Sunday brunch with Indian friends veered as far from the usual orange juice, omelet and coffeecake as you can get.

We started with steaming yellow squares that looked like corn bread. Instead, they were spicy dhokla, made with rice and Indian lentils ground to a powder. If you don't have a grinding stone and a lot of time on Sunday morning, there's a dhokla mix in Indian stores that makes the dish easy. That is what brunch cooks Rose Nair and her sister, Nalini Barretto, used.

For fruit, we had mango kalan, a puree of mangoes, yogurt, coconut, chiles and spices. Naturally sweet and only slightly spicy, the mixture is delicious spooned over rice. The mangoes Nair and Barretto used were the Alphonso variety from India sold canned. They are astonishingly intense in color and flavor. One look at this bright dish will certainly wake you up on a lazy Sunday.

Uperi, or green beans, was brilliant in color too. The mellow, nutty taste of this dish came from peanuts and fried channa dal. Channa dal, also known as Bengal gram, is a legume that resembles garbanzos.

There were other dishes, but making them all would be too ambitious for first-timers at Indian cuisine. Therefore, I've narrowed the brunch down to dhokla, the green beans, mangoes and rice. Brunch accompaniments that fit the Indian theme are fruit juice and hot coffee or tea with milk and sugar. You could also add sweets purchased from an Indian shop.


Dhokla (Rice and Lentil Squares)

Nalini's Mango Kalan

Rose's Uperi (Green Beans With Peanuts and Channa Dal)

Steamed Rice

Fruit juice, tea, coffee

Indian sweets, optional



Ground red chiles




Cumin seeds or ground cumin

Mustard seeds, preferably dark

1 onion

Small dried hot chiles

Shopping List

1 (7.1-ounce) box instant dhokla mix

2 serrano chiles

1 bunch cilantro

1 (1-pound) package frozen shredded coconut

1 (8-ounce) container plain yogurt

1 package fenugreek seeds, optional

Fresh curry leaves

1 (28-ounce) can Alphonso mango pulp

1 (1-pound) package split peeled channa dal

1 piece ginger root

1 (10-ounce) box frozen French cut green beans

1 jar dry-roasted unsalted peanuts


1 hour before: Prepare mango kalan and cool in serving dish.

30 minutes before: Prepare and steam dhokla. Steam rice.

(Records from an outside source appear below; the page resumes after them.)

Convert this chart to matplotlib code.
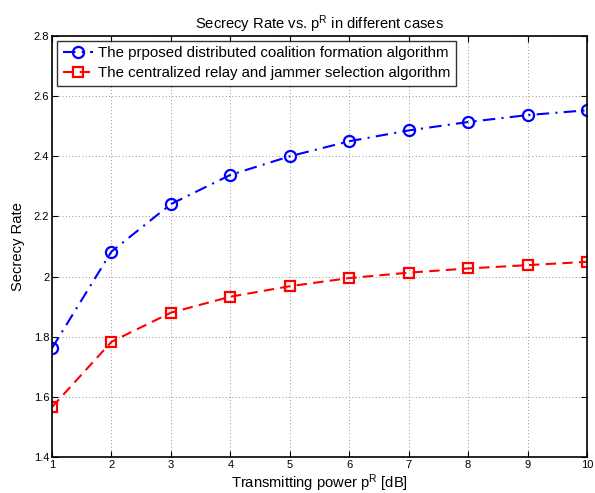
import matplotlib
matplotlib.use('Agg')
import matplotlib.pyplot as plt

# power levels in dB
power_db = [1, 2, 3, 4, 5, 6, 7, 8, 9, 10]

# secrecy rate
rate_distributed = [1.762, 2.083, 2.241, 2.338, 2.400, 2.450, 2.486, 2.514, 2.537, 2.553]
rate_centralized = [1.566, 1.783, 1.880, 1.933, 1.968, 1.995, 2.013, 2.027, 2.038, 2.049]

label_distributed = "The prposed distributed coalition formation algorithm"
label_centralized = "The centralized relay and jammer selection algorithm"

y_ticks = [1.4, 1.6, 1.8, 2.0, 2.2, 2.4, 2.6, 2.8]
y_tick_labels = ["1.4", "1.6", "1.8", "2", "2.2", "2.4", "2.6", "2.8"]

plt.rcParams['font.family'] = ['Liberation Sans', 'DejaVu Sans']
plt.rcParams['mathtext.fontset'] = 'custom'
plt.rcParams['mathtext.rm'] = 'Liberation Sans'
plt.rcParams['mathtext.it'] = 'Liberation Sans'

fig = plt.figure(figsize=(5.95, 4.93), dpi=100)
ax = fig.add_axes([52 / 595, 1 - 457 / 493, 535 / 595, 421 / 493])

ax.plot(power_db, rate_distributed, color='#0000ff', linestyle=(0, (6, 3, 1, 3)), linewidth=1.5,
        marker='o', markersize=8, markerfacecolor='none', markeredgewidth=1.6,
        label=label_distributed)
ax.plot(power_db, rate_centralized, color='#ff0000', linestyle=(0, (5, 3)), linewidth=1.5,
        marker='s', markersize=6.5, markerfacecolor='none', markeredgewidth=1.6,
        label=label_centralized)

ax.set_xlim(1, 10)
ax.set_ylim(1.4, 2.8)
ax.set_xticks(power_db)
ax.set_yticks(y_ticks)
ax.set_yticklabels(y_tick_labels)
ax.tick_params(direction='in', top=True, right=True, labelsize=8, length=4, width=0.8, pad=2)
ax.grid(True, linestyle=(0, (1, 3)), color='#707070', linewidth=0.6)
for s in ax.spines.values():
    s.set_linewidth(1.2)

ax.set_title(r"Secrecy Rate vs. p$^{\mathrm{R}}$ in different cases", fontsize=10.6, pad=5)
ax.set_xlabel(r"Transmitting power p$^{\mathrm{R}}$ [dB]", fontsize=10.6, labelpad=2)
ax.set_ylabel("Secrecy Rate", fontsize=10.6, labelpad=6)

leg = ax.legend(loc='upper left', fontsize=10.8, frameon=True, fancybox=False,
                edgecolor='black', borderaxespad=0.35, handlelength=2.0,
                handletextpad=0.4, borderpad=0.35, labelspacing=0.4)
leg.get_frame().set_linewidth(1.0)

fig.savefig('out.png', dpi=100)
plt.close(fig)
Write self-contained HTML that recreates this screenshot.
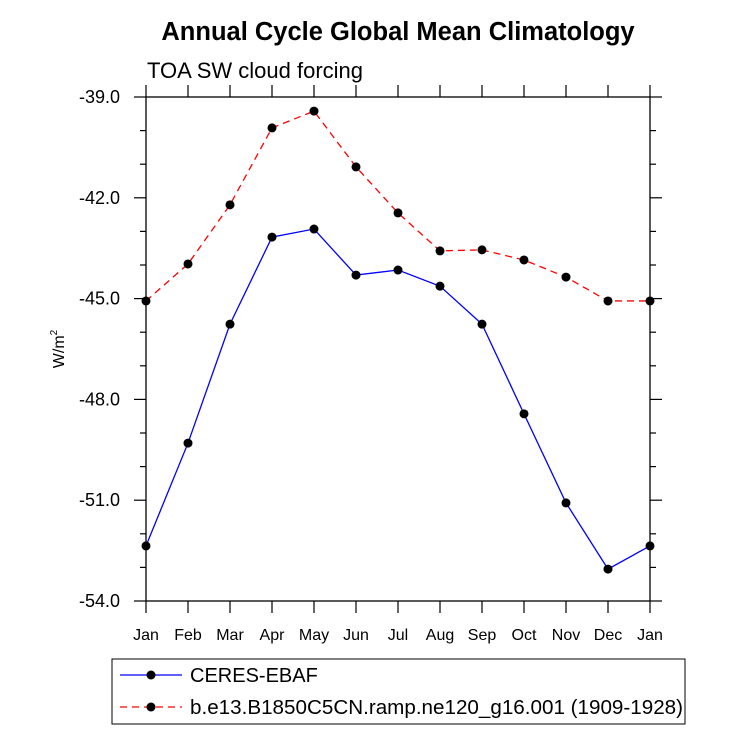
<!DOCTYPE html>
<html><head><meta charset="utf-8"><style>
body{margin:0;background:#fff}
svg text{font-family:"Liberation Sans",Helvetica,sans-serif}
</style></head><body>
<svg id="c" width="733" height="732" viewBox="0 0 733 732" xmlns="http://www.w3.org/2000/svg">
<text x="398" y="40" text-anchor="middle" font-size="25.5" font-weight="bold">Annual Cycle Global Mean Climatology</text>
<text x="147" y="78" font-size="22">TOA SW cloud forcing</text>
<text transform="translate(64,349) rotate(-90)" text-anchor="middle" font-size="16">W/m<tspan dy="-7" font-size="10">2</tspan></text>
<g id="axes"></g>
<g id="series"></g>
<g>
<rect x="112" y="659" width="573" height="65" fill="#fff" stroke="#000" stroke-width="1"/>
<line x1="120" y1="675" x2="182" y2="675" stroke="#00f" stroke-width="1.2"/>
<circle cx="151" cy="675" r="4.5"/>
<text x="190" y="682" font-size="20">CERES-EBAF</text>
<line x1="120" y1="707" x2="182" y2="707" stroke="#f00" stroke-width="1.2" stroke-dasharray="7,5"/>
<circle cx="151" cy="707" r="4.5"/>
<text x="190" y="714" font-size="20" textLength="493" lengthAdjust="spacingAndGlyphs">b.e13.B1850C5CN.ramp.ne120_g16.001 (1909-1928)</text>
</g>
</svg>
<script>
const months=["Jan","Feb","Mar","Apr","May","Jun","Jul","Aug","Sep","Oct","Nov","Dec","Jan"];
const ceres=[-52.36,-49.3,-45.76,-43.17,-42.93,-44.3,-44.15,-44.63,-45.76,-48.43,-51.08,-53.05,-52.36];
const model=[-45.07,-43.97,-42.21,-39.92,-39.42,-41.08,-42.45,-43.58,-43.55,-43.85,-44.36,-45.07,-45.07];
const yTicks=[-39,-42,-45,-48,-51,-54];
const L=146,R=650,T=97,B=601,ymin=-54,ymax=-39;
const sx=i=>L+i*(R-L)/12;
const sy=v=>B-(v-ymin)/(ymax-ymin)*(B-T);
const NS="http://www.w3.org/2000/svg";
function mk(t,a,p){const e=document.createElementNS(NS,t);for(const k in a)e.setAttribute(k,a[k]);p.appendChild(e);return e;}
const ax=document.getElementById('axes');
const frame=mk('rect',{x:L,y:T,width:R-L,height:B-T,fill:'none',stroke:'#000','stroke-width':1.3},ax);


for(let v=ymin;v<=ymax;v+=1){
  const y=sy(v);const maj=yTicks.includes(v);const len=maj?12:6;
  mk('line',{x1:L-len,y1:y,x2:L,y2:y,stroke:'#000','stroke-width':1.2},ax);
  mk('line',{x1:R,y1:y,x2:R+len,y2:y,stroke:'#000','stroke-width':1.2},ax);
}
yTicks.forEach(v=>{
  const t=mk('text',{x:L-26,y:sy(v)+6,'text-anchor':'end','font-size':18},ax);
  t.textContent=v.toFixed(1);
  
  
});
months.forEach((m,i)=>{
  const x=sx(i);
  mk('line',{x1:x,y1:B,x2:x,y2:B+12,stroke:'#000','stroke-width':1.2},ax);
  mk('line',{x1:x,y1:T-12,x2:x,y2:T,stroke:'#000','stroke-width':1.2},ax);
  const t=mk('text',{x:x,y:B+39,'text-anchor':'middle','font-size':16},ax);
  t.textContent=m;
  
  
});
const sg=document.getElementById('series');
function draw(vals,color,dash,name){
  const pts=vals.map((v,i)=>sx(i)+','+sy(v)).join(' ');
  const pl=mk('polyline',{points:pts,fill:'none',stroke:color,'stroke-width':1.3},sg);
  if(dash)pl.setAttribute('stroke-dasharray',dash);
  
  
  vals.forEach((v,i)=>{
    const c=mk('circle',{cx:sx(i),cy:sy(v),r:4.5,fill:'#000'},sg);
    
    
  });
}
draw(model,'#f00','7,5','model');
draw(ceres,'#00f',null,'ceres');
</script>
</body></html>
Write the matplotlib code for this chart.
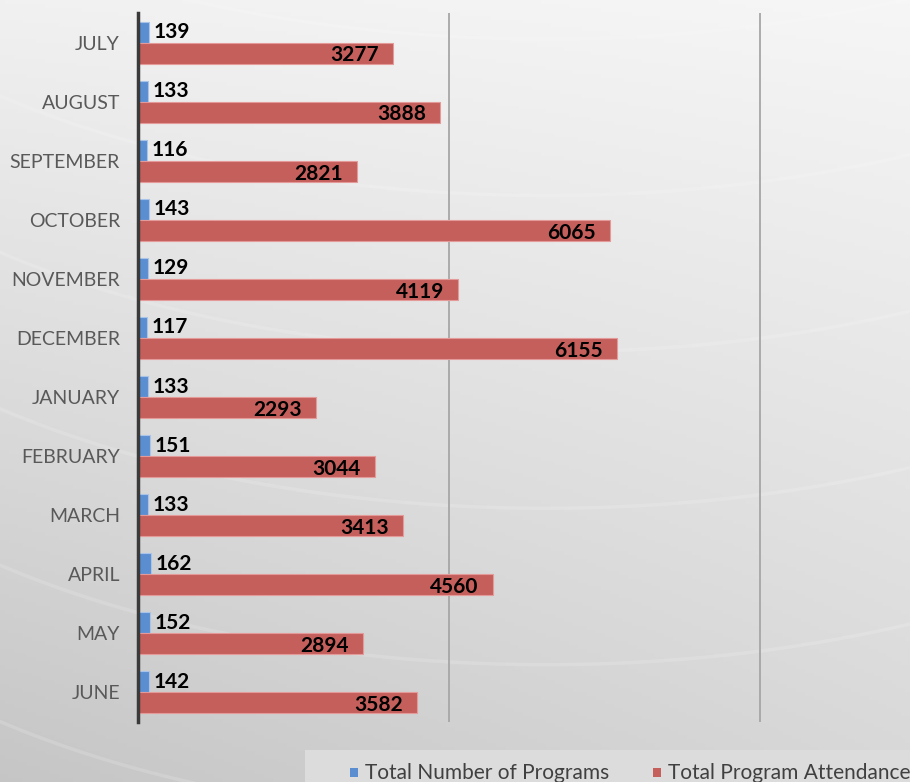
import numpy as np
import matplotlib
matplotlib.use("Agg")
import matplotlib.pyplot as plt

months = ["JULY", "AUGUST", "SEPTEMBER", "OCTOBER", "NOVEMBER", "DECEMBER",
          "JANUARY", "FEBRUARY", "MARCH", "APRIL", "MAY", "JUNE"]
programs = [139, 133, 116, 143, 129, 117, 133, 151, 133, 162, 152, 142]
attendance = [3277, 3888, 2821, 6065, 4119, 6155, 2293, 3044, 3413, 4560, 2894, 3582]
series_names = ["Total Number of Programs", "Total Program Attendance"]

W, H = 910, 782
fig = plt.figure(figsize=(W / 100, H / 100), dpi=100)

# background gradient
bg = fig.add_axes([0, 0, 1, 1])
yy, xx = np.mgrid[0:1:200j, 0:1:200j]
val = 0.965 - 0.12 * yy - 0.05 * (1 - xx) * yy - 0.02 * (1 - xx)
bg.imshow(np.dstack([val, val, val]), extent=[0, 1, 0, 1], aspect="auto", origin="upper")
# faint swirl arcs (bottoms of large ellipses)
t = np.linspace(np.pi * 1.05, np.pi * 1.95, 300)
for cy in [1.45, 1.25, 1.05, 0.85, 0.65, 0.45]:
    bg.plot(0.6 + 0.9 * np.cos(t), cy + 0.5 * np.sin(t), color="white", alpha=0.15, lw=2.5)
bg.set_xlim(0, 1)
bg.set_ylim(0, 1)
bg.axis("off")

left = 138 / W
top = 13 / H
bottom = 722 / H
ax = fig.add_axes([left, 1 - bottom, 1 - left, bottom - top])
ax.set_facecolor("none")

y = np.arange(len(months))
h = 0.355
ax.barh(y - h / 2, programs, height=h, color="#5b8ed0", edgecolor="#a9c4e8", linewidth=0.8, zorder=3)
ax.barh(y + h / 2, attendance, height=h, color="#c45f5c", edgecolor="#e39a98", linewidth=0.8, zorder=3)

ax.set_xlim(0, 772 / 0.07775)
ax.set_ylim(len(months) - 0.5, -0.5)
ax.set_yticks(y)
ax.set_yticklabels(months, fontsize=14, color="#595959", family="Lato")
ax.tick_params(axis="y", length=0, pad=13)
ax.set_xticks([4000, 8000])
ax.tick_params(axis="x", length=0, labelbottom=False)
ax.grid(axis="x", color="#a6a6a6", lw=1.3, zorder=0)
for s in ["top", "right", "bottom"]:
    ax.spines[s].set_visible(False)
ax.spines["left"].set_color("#3a3a3a")
ax.spines["left"].set_linewidth(2.5)
ax.spines["left"].set_zorder(5)

for i in range(len(months)):
    ax.text(programs[i] + 60, y[i] - h / 2, str(programs[i]), va="center", ha="left",
            fontsize=15, fontweight="bold", color="black", family="Lato", zorder=6)
    ax.text(attendance[i] - 180, y[i] + h / 2 + 0.04, str(attendance[i]), va="center", ha="right",
            fontsize=15, fontweight="bold", color="black", family="Lato", zorder=6)

# legend box
lax = fig.add_axes([305 / W, 0, 1 - 305 / W, 32 / H])
lax.set_xlim(305, W)
lax.set_ylim(0, 32)
lax.axis("off")
lax.add_patch(plt.Rectangle((305, 0), W - 305, 32, facecolor="#dcdcdc", edgecolor="none"))
lax.add_patch(plt.Rectangle((350, 5), 8, 9, facecolor="#5b8ed0", edgecolor="none"))
lax.text(365, 9, series_names[0], fontsize=15, color="#404040", va="center", ha="left", family="Lato")
lax.add_patch(plt.Rectangle((653, 5), 8, 9, facecolor="#c45f5c", edgecolor="none"))
lax.text(668, 9, series_names[1], fontsize=15, color="#404040", va="center", ha="left", family="Lato")

fig.savefig("out.png", dpi=100)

15 minutes before: Prepare uperi. Brew coffee or tea.

At serving time: Pour juice. Arrange mango kalan, uperi, rice and dhokla in separate bowls for guests to help themselves.

After brunch: Set out plate of Indian sweets. Brew more coffee or tea if needed.


1 (7.1-ounce) package instant dhokla mix

1 serrano chile, chopped, optional

1 tablespoon chopped cilantro, optional

1/2 teaspoon turmeric

1/2 teaspoon ground red chile


1 tablespoon oil

1/4 teaspoon mustard seeds, prefereably dark

1/4 teaspoon cumin seeds

1 small dried hot chile, broken up

2 teaspoons sugar

Prepare dhokla mix according to package directions.

Add serrano chile, cilantro, turmeric, ground chile and water as called for in package directions. Let stand 10 minutes. Turn into oiled 8-inch square baking dish. Cover dish. Place in steamer, cover steamer and steam until knife comes out clean, 15 to 20 minutes. Remove from pan. Cut dhokla into squares and place in serving dish.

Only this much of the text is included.